To acquire the enhanced underwater ship-radiated noise signal in the presence of array shape distortion in a passive sonar system, the phase difference of the line-spectrum component in ship-radiated noise is often exploited to estimate the time-delay difference for the beamforming-based signal enhancement. However, the time-delay difference estimation performance drastically degrades with decreases of the signal-to-noise ratio (SNR) of the line-spectrum component. Meanwhile, although the time-delay difference estimation performance of the high-frequency line-spectrum components is generally superior to that of the low-frequency one, the phase difference measurements of the high-frequency line-spectrum component often easily encounter the issue of modulus 2π ambiguity. To address the above issues, a novel time-frequency joint time-delay difference estimation method is proposed in this paper. The proposed method establishes a data-driven hidden Markov model with robustness to phase difference ambiguity by fully exploiting the underlying property of slowly changing the time-delay difference over time.
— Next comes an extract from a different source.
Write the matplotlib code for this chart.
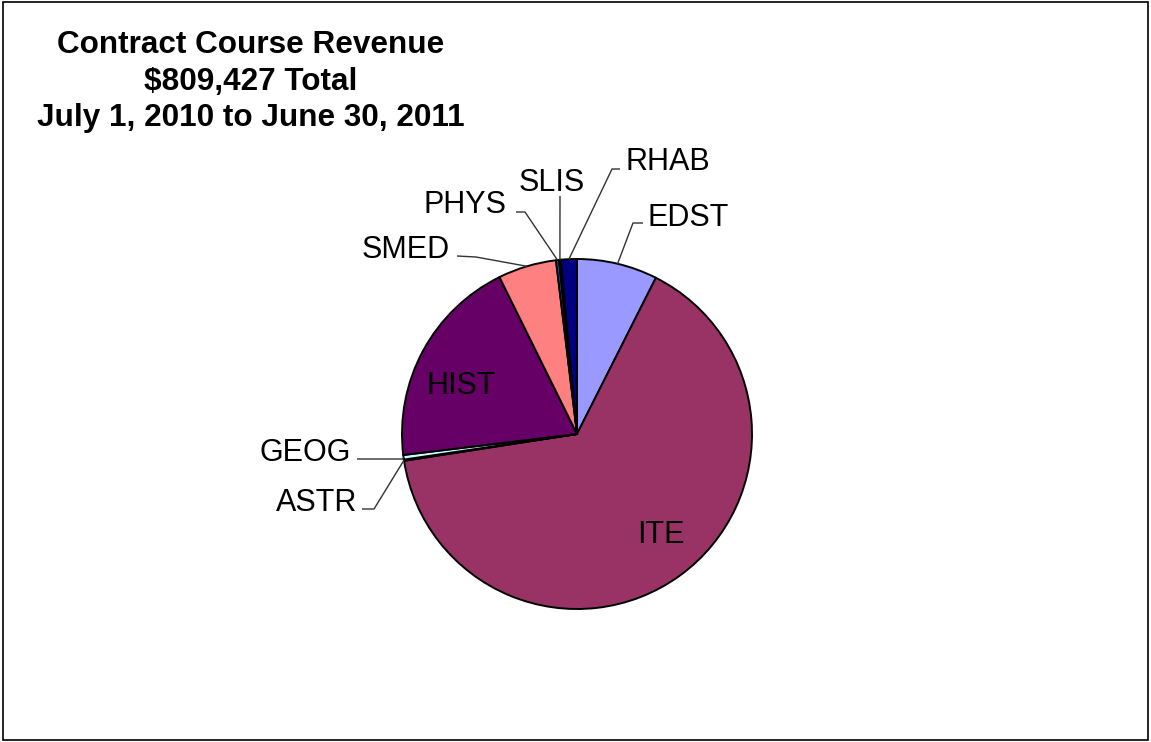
import numpy as np
import matplotlib
matplotlib.use('Agg')
import matplotlib.pyplot as plt
from matplotlib.patches import Rectangle

# Data (dollars)
departments = ['EDST', 'ITE', 'ASTR', 'GEOG', 'HIST', 'SMED', 'PHYS', 'SLIS', 'RHAB']
revenue = [60258, 527000, 899, 3400, 158737, 43619, 2248, 1349, 11917]
colors = ['#9999FF', '#993366', '#FFFFCC', '#CCFFFF', '#660066',
          '#FF8080', '#0066CC', '#CCCCFF', '#000080']

title_lines = ['Contract Course Revenue', '$809,427 Total', 'July 1, 2010 to June 30, 2011']

# Layout in pixels (origin top-left)
W, H = 1151, 742
CX, CY, R = 577, 434, 175

# outside labels: (elbow point, line end, text anchor, ha)
outside = {
    'RHAB': ((612, 169), (620, 169), (626, 170), 'left'),
    'EDST': ((633, 223), (643, 223), (648, 226), 'left'),
    'SLIS': ((560, 196), (560, 196), (552, 191), 'center'),
    'PHYS': ((525, 212), (516, 212), (507, 213), 'right'),
    'SMED': ((476, 257), (457, 256), (450, 258), 'right'),
    'GEOG': ((403, 459), (357, 459), (351, 461), 'right'),
    'ASTR': ((374, 509), (362, 509), (357, 511), 'right'),
}
inside = {'HIST': (461, 386), 'ITE': (661, 535)}

FONT = 'Liberation Sans'


def py(y):
    return H - y


def main():
    fig = plt.figure(figsize=(W / 100, H / 100), dpi=100)
    fig.patch.set_facecolor('white')
    ax = fig.add_axes([0, 0, 1, 1])

    wedges, _ = ax.pie(revenue, colors=colors, startangle=90, counterclock=False,
                       center=(CX, py(CY)), radius=R, frame=True,
                       wedgeprops=dict(edgecolor='black', linewidth=1.4))

    ax.set_xlim(0, W)
    ax.set_ylim(0, H)
    ax.set_aspect('equal')
    ax.set_axis_off()

    for w, name in zip(wedges, departments):
        mid = np.deg2rad((w.theta1 + w.theta2) / 2)
        sx = CX + R * np.cos(mid)
        sy = py(CY) + R * np.sin(mid)
        if name in outside:
            elbow, end, tpos, ha = outside[name]
            ax.plot([sx, elbow[0], end[0]], [sy, py(elbow[1]), py(end[1])],
                    color='#333333', lw=1.0, zorder=1, solid_capstyle='butt')
            ax.text(tpos[0], py(tpos[1]), name, ha=ha, va='baseline',
                    fontsize=22, family=FONT, color='black')
        elif name in inside:
            x, y = inside[name]
            ax.text(x, py(y), name, ha='center', va='center',
                    fontsize=22, family=FONT, color='black')

    # Title
    for line, base in zip(title_lines, [53, 90, 126]):
        ax.text(251, py(base), line, ha='center', va='baseline',
                fontsize=22.7, fontweight='bold', family=FONT, color='black')

    # chart border
    ax.add_patch(Rectangle((3, py(740)), 1145, 738, fill=False,
                           edgecolor='black', lw=1.2, clip_on=False))

    fig.savefig('out.png', dpi=100, facecolor='white')
    plt.close(fig)


if __name__ == '__main__':
    main()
Thus, the phase difference measurements available for time-delay difference estimation are extended from that of low-frequency line-spectrum components in a single frame to that of all detected line-spectrum components in multiple frames. By jointly taking advantage of the phase difference measurements in both time and frequency dimensions, the proposed method can acquire enhanced time-delay difference estimates even in a low SNR case. Both simulation and at-sea experimental results have demonstrated the effectiveness of the proposed method.